Flight of Aquavit - Anthony Bidulka
One type of modern private eye novel is a long way away from "down these mean streets a man must go". A typical one that comes to my mind is Sue Grafton's Kinsey Milhone series. These detectives are anything but loners, they always have an abundance of friends and a strong domesticity, although they are generally single -- following the developments in the characters' personal lives are one of the main things that pulls readers on from volume to volume in the series, and unresolved romantic tension is an important bait for that purpose.

Which is a long-winded way of saying that I enjoyed Flight of Aquavit, starring Russell Quant, more than I expected to -- I took the bait, so to speak. I want to see Russell's friend Kelly get her enjoyment of life back, I want to hear about Sereena's mysterious past, and I want Russell to get intimate with somebody -- the opportunity for sex slips away from him several times in this book. What makes this story, like others of its kind, so cozy is not just the abundance of camaraderie (and hugging); Russell, in spite of his daily complications, is fundamentally a happy man. As he tells his mother, "I have a life I love and I'm not looking to change it."

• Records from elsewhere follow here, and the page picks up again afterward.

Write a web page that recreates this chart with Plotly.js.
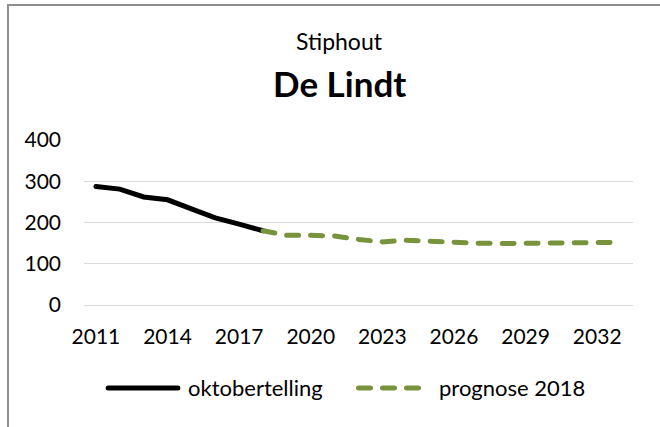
<!DOCTYPE html>
<html>
<head>
<meta charset="utf-8">
<script src="https://cdn.plot.ly/plotly-3.0.1.min.js"></script>
<style>
  html, body { margin: 0; padding: 0; background: #fff; }
  #wrap { position: relative; width: 660px; height: 427px; overflow: hidden; }
  #chart { position: absolute; left: 0; top: 0; width: 660px; height: 427px; }
  #frame { position: absolute; left: 7px; top: 4px; width: 700px; height: 500px;
           border-left: 2px solid #8f8f8f; border-top: 2px solid #8f8f8f; pointer-events: none; }
  .js-line, .shapelayer path { stroke-linecap: round; }
</style>
</head>
<body>
<div id="wrap"><div id="chart"></div><div id="frame"></div></div>
<script>
const countYears = [2011, 2012, 2013, 2014, 2015, 2016, 2017, 2018];
const countValues = [287, 281, 262, 255, 233, 211, 196, 180];
const forecastYears = [2018, 2019, 2020, 2021, 2022, 2023, 2024, 2025, 2026, 2027, 2028, 2029, 2030, 2031, 2032, 2033];
const forecastValues = [180, 169, 169, 167, 159, 153, 157, 154, 152, 150, 149, 149, 149, 150, 151, 152];
const xTicks = [2011, 2014, 2017, 2020, 2023, 2026, 2029, 2032];
const yTicks = [0, 100, 200, 300, 400];
const seriesNames = ['oktobertelling', 'prognose 2018'];
const seriesColors = ['#000000', '#77933c'];
const titleTop = 'Stiphout';
const titleMain = 'De Lindt';

const font = 'Lato, "Open Sans", sans-serif';
const DASH = '12px,12px';

const traces = [
  { x: countYears, y: countValues, name: seriesNames[0], mode: 'lines',
    line: { color: seriesColors[0], width: 5 } },
  { x: forecastYears, y: forecastValues, name: seriesNames[1], mode: 'lines',
    line: { color: seriesColors[1], width: 5, dash: DASH } }
];

// custom legend (longer line samples, like the original)
const legY = -0.503;
const legendShapes = [
  { type: 'line', xref: 'paper', yref: 'paper', x0: 0.044, x1: 0.171, y0: legY, y1: legY,
    line: { color: seriesColors[0], width: 5 } },
  { type: 'line', xref: 'paper', yref: 'paper', x0: 0.500, x1: 0.617, y0: legY, y1: legY,
    line: { color: seriesColors[1], width: 5, dash: DASH } }
];
const legendLabels = [
  { text: seriesNames[0], xref: 'paper', yref: 'paper', x: 0.186, y: legY, xanchor: 'left', yanchor: 'middle',
    showarrow: false, font: { family: font, size: 22, color: '#000' } },
  { text: seriesNames[1], xref: 'paper', yref: 'paper', x: 0.643, y: legY, xanchor: 'left', yanchor: 'middle',
    showarrow: false, font: { family: font, size: 22, color: '#000' } }
];

const layout = {
  width: 660, height: 427,
  margin: { l: 84, r: 27, t: 140, b: 122 },
  paper_bgcolor: '#ffffff', plot_bgcolor: '#ffffff',
  font: { family: font, size: 21, color: '#000000' },
  showlegend: false,
  xaxis: { range: [2010.5, 2033.5], tickvals: xTicks, ticktext: xTicks.map(String),
           showgrid: false, zeroline: false, showline: false, ticks: '',
           ticklabelstandoff: 17, tickfont: { family: font, size: 21, color: '#000' } },
  yaxis: { range: [0, 400], tickvals: yTicks, showgrid: true, gridcolor: '#d9d9d9', gridwidth: 1,
           zeroline: true, zerolinecolor: '#d9d9d9', zerolinewidth: 1, showline: false, ticks: '', ticklabelstandoff: 22,
           tickfont: { family: font, size: 21, color: '#000' } },
  shapes: legendShapes,
  annotations: [
    { text: titleTop, xref: 'paper', yref: 'paper', x: 0.465, y: 1.60, xanchor: 'center', yanchor: 'middle',
      showarrow: false, font: { family: font, size: 23, color: '#000' } },
    { text: '<b>' + titleMain + '</b>', xref: 'paper', yref: 'paper', x: 0.465, y: 1.345, xanchor: 'center', yanchor: 'middle',
      showarrow: false, font: { family: font, size: 35, color: '#000' } }
  ].concat(legendLabels)
};

Plotly.newPlot('chart', traces, layout, { displayModeBar: false, staticPlot: true });
</script>
</body>
</html>
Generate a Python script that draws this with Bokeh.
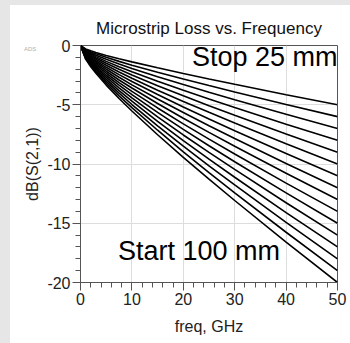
from bokeh.plotting import figure
from bokeh.models import Range1d, Label, FixedTicker, PrintfTickFormatter
from bokeh.embed import file_html
from bokeh.resources import INLINE

# frequency points (GHz)
freq_ghz = [0, 1, 2, 3, 5, 7.5, 10, 15, 20, 25, 30, 40, 50]

# dB(S(2,1)) for each microstrip length
loss_25mm = [0, -0.29, -0.45, -0.59, -0.84, -1.12, -1.38, -1.88, -2.36, -2.82, -3.27, -4.15, -5.0]
loss_30mm = [0, -0.35, -0.54, -0.70, -1.00, -1.34, -1.66, -2.26, -2.83, -3.38, -3.92, -4.98, -6.0]
loss_35mm = [0, -0.40, -0.63, -0.82, -1.17, -1.56, -1.94, -2.64, -3.30, -3.95, -4.58, -5.81, -7.0]
loss_40mm = [0, -0.46, -0.72, -0.94, -1.34, -1.79, -2.21, -3.01, -3.78, -4.51, -5.23, -6.64, -8.0]
loss_45mm = [0, -0.52, -0.81, -1.05, -1.50, -2.01, -2.49, -3.39, -4.25, -5.08, -5.89, -7.47, -9.0]
loss_50mm = [0, -0.58, -0.90, -1.17, -1.67, -2.24, -2.77, -3.77, -4.72, -5.64, -6.54, -8.30, -10.0]
loss_55mm = [0, -0.63, -0.98, -1.29, -1.84, -2.46, -3.04, -4.14, -5.19, -6.20, -7.19, -9.12, -11.0]
loss_60mm = [0, -0.69, -1.07, -1.40, -2.00, -2.68, -3.32, -4.52, -5.66, -6.77, -7.85, -9.95, -12.0]
loss_65mm = [0, -0.75, -1.16, -1.52, -2.17, -2.91, -3.59, -4.89, -6.14, -7.33, -8.50, -10.78, -13.0]
loss_70mm = [0, -0.81, -1.25, -1.64, -2.34, -3.13, -3.87, -5.27, -6.61, -7.90, -9.16, -11.61, -14.0]
loss_75mm = [0, -0.86, -1.34, -1.76, -2.51, -3.35, -4.15, -5.65, -7.08, -8.46, -9.81, -12.44, -15.0]
loss_80mm = [0, -0.92, -1.43, -1.87, -2.67, -3.58, -4.42, -6.02, -7.55, -9.02, -10.46, -13.27, -16.0]
loss_85mm = [0, -0.98, -1.52, -1.99, -2.84, -3.80, -4.70, -6.40, -8.02, -9.59, -11.12, -14.10, -17.0]
loss_90mm = [0, -1.04, -1.61, -2.11, -3.01, -4.02, -4.98, -6.78, -8.50, -10.15, -11.77, -14.93, -18.0]
loss_95mm = [0, -1.09, -1.70, -2.22, -3.17, -4.25, -5.25, -7.15, -8.97, -10.72, -12.43, -15.76, -19.0]
loss_100mm = [0, -1.15, -1.79, -2.34, -3.34, -4.47, -5.53, -7.53, -9.44, -11.28, -13.08, -16.59, -20.0]

series = [loss_25mm, loss_30mm, loss_35mm, loss_40mm, loss_45mm, loss_50mm, loss_55mm, loss_60mm,
          loss_65mm, loss_70mm, loss_75mm, loss_80mm, loss_85mm, loss_90mm, loss_95mm, loss_100mm]

x_ticks = [0, 10, 20, 30, 40, 50]
y_ticks = [-20, -15, -10, -5, 0]

FONT = "Liberation Sans"

p = figure(width=350, height=343, output_backend="svg", toolbar_location=None,
           x_range=Range1d(0, 50), y_range=Range1d(-20, 0),
           min_border_left=80, min_border_right=13, min_border_top=45, min_border_bottom=61,
           border_fill_color="white", background_fill_color="white",
           outline_line_color="#555555")

p.title.text = "Microstrip Loss vs. Frequency"
p.title.align = "center"
p.title.text_font = FONT
p.title.text_font_size = "17px"
p.title.text_font_style = "normal"
p.title.text_color = "#111111"
p.title.standoff = 16

for ys in series:
    p.line(freq_ghz, ys, line_color="black", line_width=1.6)

for ax in (p.xaxis[0], p.yaxis[0]):
    ax.major_tick_out = 8
    ax.major_tick_in = 0
    ax.minor_tick_out = 5
    ax.minor_tick_in = 0
    ax.axis_line_color = "#555555"
    ax.major_tick_line_color = "#555555"
    ax.minor_tick_line_color = "#555555"
    ax.major_label_text_font = FONT
    ax.major_label_text_font_size = "16px"
    ax.major_label_text_color = "#222222"
    ax.axis_label_text_font = FONT
    ax.axis_label_text_font_size = "16px"
    ax.axis_label_text_font_style = "normal"
    ax.axis_label_text_color = "#222222"
    ax.major_label_standoff = 2
    ax.formatter = PrintfTickFormatter(format="%d")

p.xaxis.ticker = FixedTicker(ticks=x_ticks, minor_ticks=list(range(0, 51, 2)))
p.yaxis.ticker = FixedTicker(ticks=y_ticks, minor_ticks=list(range(-20, 1)))
p.xaxis.axis_label = "freq, GHz"
p.yaxis.axis_label = "dB(S(2,1))"
p.xaxis.axis_label_standoff = 10
p.yaxis.axis_label_standoff = 3

p.xgrid.grid_line_color = "#dddddd"
p.ygrid.grid_line_color = "#dddddd"

p.add_layout(Label(x=50, y=-1.0, text="Stop 25 mm", text_align="right", text_baseline="alphabetic",
                   text_font=FONT, text_font_size="27px", text_color="black"))
p.add_layout(Label(x=7.3, y=-17.3, text="Start 100 mm", text_align="left", text_baseline="alphabetic",
                   text_font=FONT, text_font_size="27px", text_color="black"))

template = """
{% block postamble %}
<style>
  body { overflow: hidden; }
  .strip-left { position: absolute; left: 0; top: 0; width: 10px; height: 343px; background: #e6e6e6; z-index: 10; }
  .strip-top { position: absolute; left: 0; top: 0; width: 350px; height: 5px; background: #e6e6e6; z-index: 10; }
  .ads-mark { position: absolute; left: 24px; top: 46px; font: 6px 'Liberation Sans', sans-serif; color: #b0b0b0; z-index: 10; }
</style>
{% endblock %}
{% block contents %}
{{ super() }}
<div class="strip-left"></div>
<div class="strip-top"></div>
<div class="ads-mark">ADS</div>
{% endblock %}
"""

open("out.html", "w").write(file_html(p, INLINE, template=template))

Where Bidulka's writing really shines is in the presentation of all the people that Russell interviews in the course of his investigation. Although most of them will only appear in the book for the length of one ten-minute conversation, they are described with great clarity and individuality. Most of them are so distinct it's a shame they're only present for such a short time. And the majority of them are women, which is really refreshing. The one who gets by far the most page time, Russell's client David Guest, a closet case in an oh-so-familiar situation, has a nice mix of the predictable and the unexpected to him; likewise, he can be highly exasperating, then say or do something that wins some sympathy.

Not all the writing is perfect -- the portrayal of Russell's mother's "ethnicness" is exaggerated and stereotypical, and it's odd that Bidulka makes Russell react to her cooking as if it's a bit strange to him and not as if he grew up with it (shouldn't be making the protagonist spokesperson for the reader's reaction). But when Bidulka gets away from this somewhat strained comedy and focuses on the particulars of her life and her relationship with her son, it gets quite interesting. In general, I noticed a sort of battle between some stereotypes and some vivid portrayals of characters and interactions, and the former were almost always in the service of "comedy" -- oddly enough, I think Bidulka would do better if he stopped trying to be funny. There would still be comedy emerging more naturally from some of the interactions. The one outlandish character I quite liked in this story was Jane Cross, who'd probably call herself a "private dick" or "shamus". I hope that Bidulka might reintroduce her in a future book, and give her a chance to demonstrate a little more competence.

Another downside of the novel is that the author telegraphs the plot developments and the identity of the villains in a way that makes Russell seem really slow on the uptake for not spotting them. But you can't have everything; not all authors are really skilled at plotting and writing suspense.

Would I read another novel in this series? I would.